I was quite impressed with the idea and was prepared to
lobby the Germans on its' behalf. I believed that the train would then
serve a triple purpose as a superspeed method of travel between California
and Nevada, and then serve as an intracity transit service between the
airport, Strip, and downtown while also being able to expose millions of
short haul passengers to the slower, but still unique experience of riding
on the technology of the new millennium. I was wrong.
There was no interest on the part of the leaders of the
Strip casinos in having any possible convenient means of travel offered
to tourists wanting to go from the Strip into downtown. Then and now the
only way for a Strip based tourist to go downtown is either on a crowded
public bus, or pay $25 for a round trip taxi ride.
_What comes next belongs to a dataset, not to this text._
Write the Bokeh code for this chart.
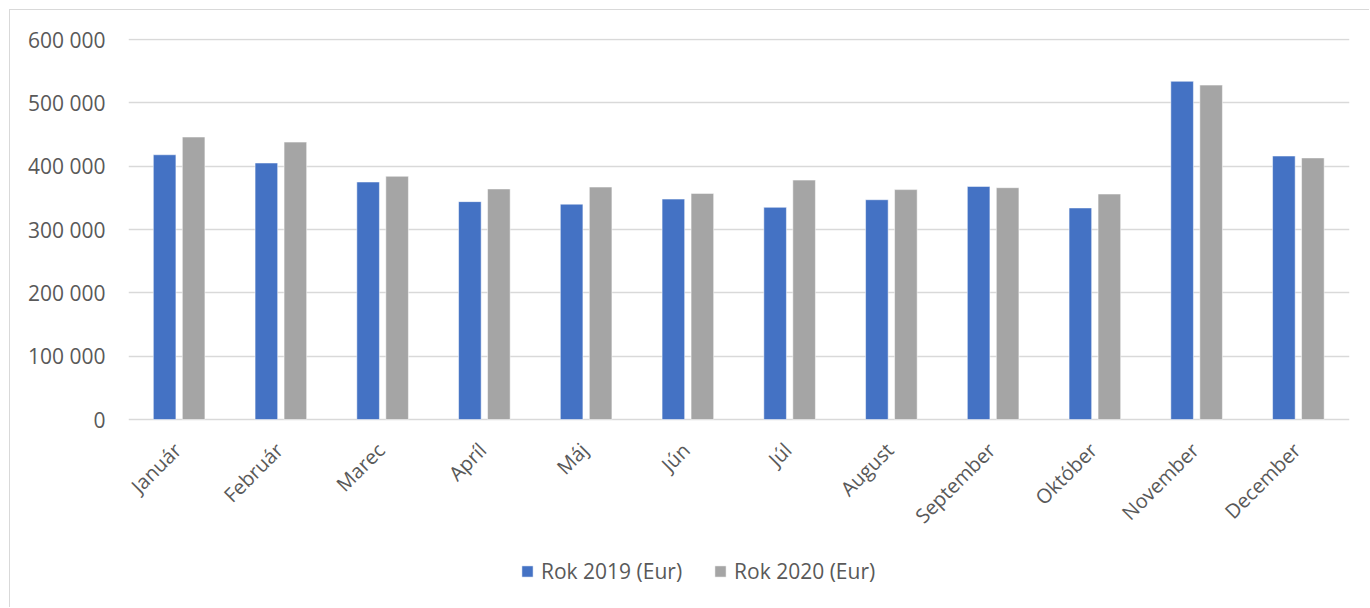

In 1987, the Transrapid representatives continued to grow
restless. Several of them expressed their utter dismay at the weakness
being shown by those who they thought were elected to represent the best
interests of the citizens of Las Vegas, not just the interests of moneyed
After several months of watching us bicker among ourselves,
the Germans lost interest and returned home. Our community may have permanently
lost its' only opportunity to have the Transrapid run between Las Vegas
and the West Coast.
Las Vegas has been left out in the cold with a gridlocked
I-15 between Los Angeles and our desert city.
I was amazed at how quickly those who were provided the
opportunity to experience the future of transportation back in the late
80's cowered to those self serving enough to sacrifice our city's technological
future for a chance to keep their gambling clientele captive for a few
It only took a brief ride forward into the future of transportation
for me to realize how far backward our town really is.